HOUSTON – (Aug. 22, 2022) – Europe is hoping for another “GasLift” from the United States and its allies this winter to survive Russian supply reductions, but a “gathering storm” in Asia will present challenges to this goal, according to a new paper from Rice University’s Baker Institute for Public Policy.
Overcoming political and production problems to meet these challenges carries national security implications according to the paper, “U.S. Needs LNG to Fight a Two-Front Gas War.” Energy security is inseparable from national security, and maintaining the global gas market is a distinct U.S. security interest, wrote co-authors Steven Miles, Gabriel Collins and Anna Mikulska. But additional uncertainty in Asia will strain efforts to backstop allies on both continents this winter.
Last winter, in response to Russia invading Ukraine and cutting liquid natural gas (LNG) supply to Europe as a war tactic, the U.S. and allies flooded the continent’s terminals with enough to get through the coldest months. Since then, Russia has nationalized its Sakhalin II LNG export plant — a move coming just days after outages at major plants in the U.S. and Australia tightened worldwide markets — extending its “geopolitical game” in an effort to hurt American allies such as Japan and South Korea, said Miles.
In addition, China’s recent actions in Taiwan in response to a visit by House Speaker Nancy Pelosi effectively blockaded Taiwan’s LNG terminals, enhancing Russia’s ability to use its supply as a weapon, the authors wrote.
“Russia and China working in tandem is likely to become a more systemic feature of the international environment, with the two countries acknowledging cooperation in some instances and possibly denying it in others,” they wrote. “Their ability to affect energy markets, particularly as part of a coordinated military or diplomatic strategy, should not be underestimated. The U.S. and its allies will need to address this challenge as soon as this winter and possibly for many winters to come. It’s best to start right away.”

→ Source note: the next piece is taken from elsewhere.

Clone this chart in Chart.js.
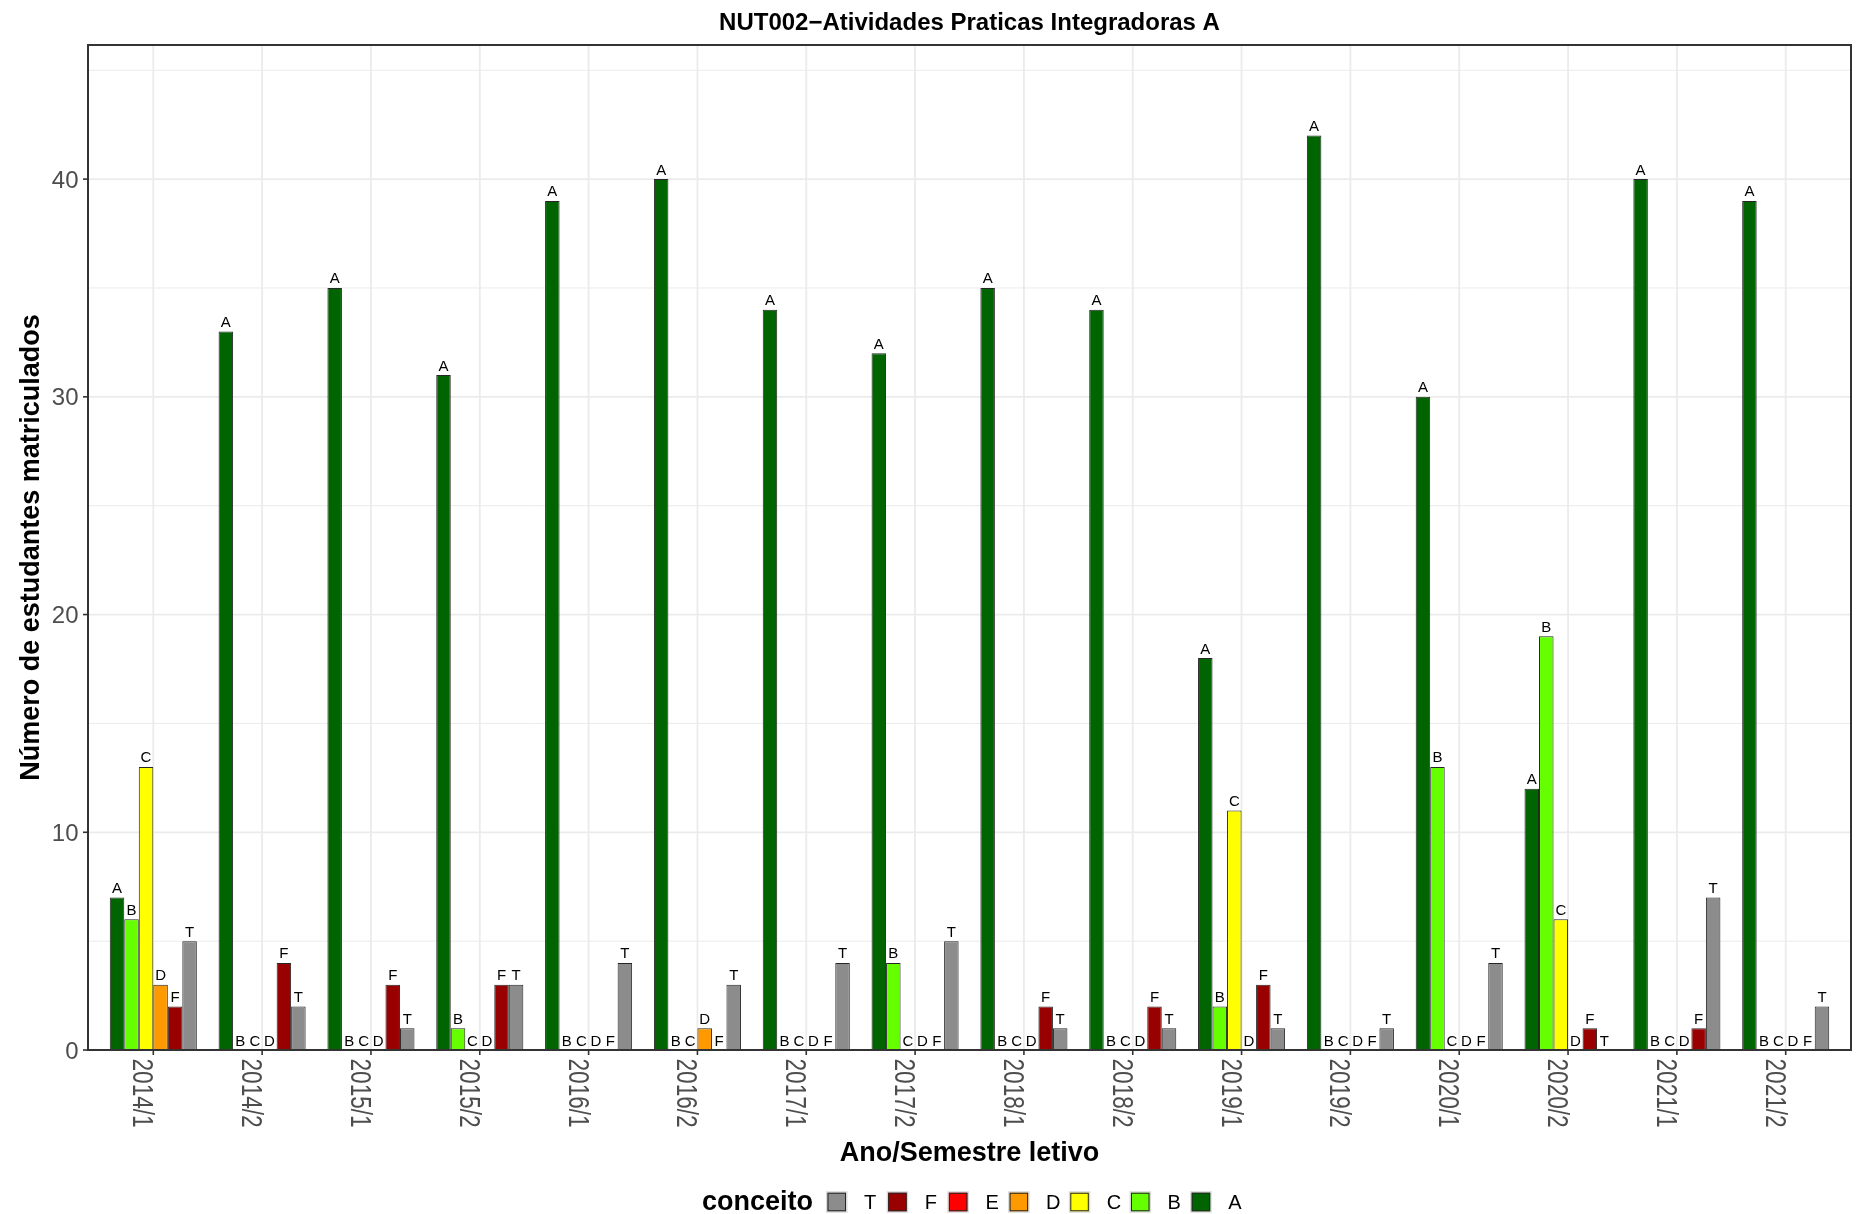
<!DOCTYPE html>
<html><head><meta charset="utf-8">
<script src="https://cdn.jsdelivr.net/npm/chart.js@4.4.1/dist/chart.umd.min.js"></script>
<style>html,body{margin:0;padding:0;background:#fff;}#wrap{width:1860px;height:1214px;position:relative;}</style>
</head><body><div id="wrap"><canvas id="c"></canvas></div>
<script>
// ---- data ----
const semesters = ['2014/1','2014/2','2015/1','2015/2','2016/1','2016/2','2017/1','2017/2','2018/1','2018/2','2019/1','2019/2','2020/1','2020/2','2021/1','2021/2'];
const conceitoA = [7,33,35,31,39,40,34,32,35,34,18,42,30,12,40,39];
const conceitoB = [6,0,0,1,0,0,0,4,0,0,2,0,13,19,0,0];
const conceitoC = [13,0,0,0,0,0,0,0,0,0,11,0,0,6,0,0];
const conceitoD = [3,0,0,0,0,1,0,0,0,0,0,0,0,0,0,0];
const conceitoF = [2,4,3,3,0,0,0,0,2,2,3,0,0,1,1,0];
const conceitoT = [5,2,1,3,4,3,4,5,1,1,1,1,4,0,7,2];
const seriesNames = ['A','B','C','D','F','T'];
const seriesValues = [conceitoA, conceitoB, conceitoC, conceitoD, conceitoF, conceitoT];
const legendOrder = ['T','F','E','D','C','B','A'];
const yMajorTicks = [0,10,20,30,40];
const yMinorTicks = [5,15,25,35,45];
const yMax = 46.16;
const titleText = 'NUT002\u2212Atividades Praticas Integradoras A';
const xTitleText = 'Ano/Semestre letivo';
const yTitleText = 'Número de estudantes matriculados';
const legendTitleText = 'conceito';

// ---- styles / layout ----
const colors = {A:'#006400',B:'#66FF00',C:'#FFFF00',D:'#FF9900',E:'#FF0000',F:'#990000',T:'#8C8C8C'};
const FONT = "'Liberation Sans', Arial, Helvetica, sans-serif";
const PANEL = {left:88, right:1851, top:45, bottom:1050};
const EXPAND = 0.6;
const nCat = semesters.length;
const slotW = (PANEL.right - PANEL.left) / (nCat - 1 + 2*EXPAND);
const inset = (EXPAND - 0.5) * slotW;

const ggPlugin = {
  id: 'gg',
  beforeDatasetsDraw(chart) {
    const ctx = chart.ctx, xs = chart.scales.x, ys = chart.scales.y;
    ctx.save();
    ctx.strokeStyle = '#EBEBEB';
    ctx.lineWidth = 1;
    yMinorTicks.forEach(v => {
      const py = ys.getPixelForValue(v);
      if (py < PANEL.top) return;
      ctx.beginPath(); ctx.moveTo(PANEL.left, py); ctx.lineTo(PANEL.right, py); ctx.stroke();
    });
    ctx.lineWidth = 1.8;
    yMajorTicks.forEach(v => {
      const py = ys.getPixelForValue(v);
      ctx.beginPath(); ctx.moveTo(PANEL.left, py); ctx.lineTo(PANEL.right, py); ctx.stroke();
    });
    semesters.forEach((s, i) => {
      const px = xs.getPixelForValue(i);
      ctx.beginPath(); ctx.moveTo(px, PANEL.top); ctx.lineTo(px, PANEL.bottom); ctx.stroke();
    });
    ctx.restore();
  },
  afterDatasetsDraw(chart) {
    const ctx = chart.ctx, xs = chart.scales.x, ys = chart.scales.y;
    const ca = chart.chartArea;
    const slot = (ca.right - ca.left) / nCat;
    const barW = slot * 0.8 / seriesNames.length;
    ctx.save();
    // bar labels
    ctx.fillStyle = '#000';
    ctx.font = `15px ${FONT}`;
    ctx.textAlign = 'center';
    ctx.textBaseline = 'alphabetic';
    seriesNames.forEach((name, j) => {
      seriesValues[j].forEach((v, i) => {
        const px = xs.getPixelForValue(i) + (j - (seriesNames.length - 1) / 2) * barW;
        const py = ys.getPixelForValue(v) - 4.5;
        ctx.fillText(name, px, py);
      });
    });
    // panel border
    ctx.strokeStyle = '#333333';
    ctx.lineWidth = 2;
    ctx.strokeRect(PANEL.left, PANEL.top, PANEL.right - PANEL.left, PANEL.bottom - PANEL.top);
    // ticks
    ctx.lineWidth = 1.6;
    yMajorTicks.forEach(v => {
      const py = ys.getPixelForValue(v);
      ctx.beginPath(); ctx.moveTo(PANEL.left - 5, py); ctx.lineTo(PANEL.left, py); ctx.stroke();
    });
    semesters.forEach((s, i) => {
      const px = xs.getPixelForValue(i);
      ctx.beginPath(); ctx.moveTo(px, PANEL.bottom); ctx.lineTo(px, PANEL.bottom + 5); ctx.stroke();
    });
    // y tick labels
    ctx.fillStyle = '#4D4D4D';
    ctx.font = `24px ${FONT}`;
    ctx.textAlign = 'right';
    yMajorTicks.forEach(v => {
      const py = ys.getPixelForValue(v);
      ctx.fillText(String(v), PANEL.left - 9.5, py + 8.6);
    });
    // x tick labels (rotated clockwise)
    ctx.font = `22.6px ${FONT}`;
    ctx.textAlign = 'left';
    semesters.forEach((s, i) => {
      const px = xs.getPixelForValue(i);
      ctx.save();
      ctx.translate(px, PANEL.bottom + 8.5);
      ctx.rotate(Math.PI / 2);
      ctx.scale(1, 1.27);
      ctx.fillText(s, 0, 15.75);
      ctx.restore();
    });
    // title
    ctx.fillStyle = '#000';
    ctx.font = `bold 24px ${FONT}`;
    ctx.textAlign = 'center';
    ctx.fillText(titleText, (PANEL.left + PANEL.right) / 2, 29.5);
    // x axis title
    ctx.font = `bold 27px ${FONT}`;
    ctx.fillText(xTitleText, (PANEL.left + PANEL.right) / 2, 1161);
    // y axis title
    ctx.save();
    ctx.translate(39, (PANEL.top + PANEL.bottom) / 2);
    ctx.rotate(-Math.PI / 2);
    ctx.fillText(yTitleText, 0, 0);
    ctx.restore();
    // legend
    const legY = 1202;
    ctx.textAlign = 'left';
    ctx.font = `bold 27px ${FONT}`;
    ctx.fillText(legendTitleText, 702, legY + 7.5);
    const boxSize = 18.5, step = 60.7, firstBox = 827.5;
    ctx.font = `20px ${FONT}`;
    legendOrder.forEach((k, idx) => {
      const bx = firstBox + idx * step;
      ctx.fillStyle = '#D9D9D9';
      ctx.fillRect(bx - 1.5, legY - boxSize / 2 - 1.5, boxSize + 3, boxSize + 3);
      ctx.fillStyle = colors[k];
      ctx.fillRect(bx, legY - boxSize / 2, boxSize, boxSize);
      ctx.strokeStyle = '#262626';
      ctx.lineWidth = 1;
      ctx.strokeRect(bx + 0.5, legY - boxSize / 2 + 0.5, boxSize - 1, boxSize - 1);
      ctx.fillStyle = '#000';
      ctx.fillText(k, bx + 36.5, legY + 7.3);
    });
    ctx.restore();
  }
};

new Chart(document.getElementById('c'), {
  type: 'bar',
  data: {
    labels: semesters,
    datasets: seriesNames.map((s, j) => ({
      label: s,
      data: seriesValues[j].map(v => v === 0 ? null : v),
      backgroundColor: colors[s],
      borderColor: '#262626',
      borderWidth: 1,
      borderSkipped: false,
      inflateAmount: 0,
      categoryPercentage: 0.8,
      barPercentage: 1.0
    }))
  },
  options: {
    responsive: true,
    maintainAspectRatio: false,
    animation: false,
    devicePixelRatio: 1,
    layout: { padding: { left: PANEL.left + inset, right: 1860 - (PANEL.right - inset), top: PANEL.top, bottom: 1214 - PANEL.bottom } },
    plugins: { legend: { display: false }, title: { display: false }, tooltip: { enabled: false } },
    scales: {
      x: { display: false, offset: true },
      y: { display: false, min: 0, max: yMax }
    }
  },
  plugins: [ggPlugin]
});
</script>
</body></html>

Energy security is critical to relationships between the U.S. and its allies, and both Russia and China could take advantage of any disruptions.
“What our allies and trading partners seek — and what Russia (and perhaps China) seek to eliminate — are not only methane molecules but, even more importantly, the certainty that we will stand by our allies and trading partners even during difficult times,” the authors wrote.
The authors argue that maintaining those relationships requires the U.S. to reject calls for export bans and trade embargoes. Energy supplies will remain tight and prices high, but it is imperative to honor commitments in Europe and Asia in the face of totalitarian adversaries rather than placate certain domestic audiences, they wrote.
“Only by showing resolve to meet our trading commitments and providing energy to support our allies will the democratic nations of the world see this and other coming winters through as a united group,” the authors wrote.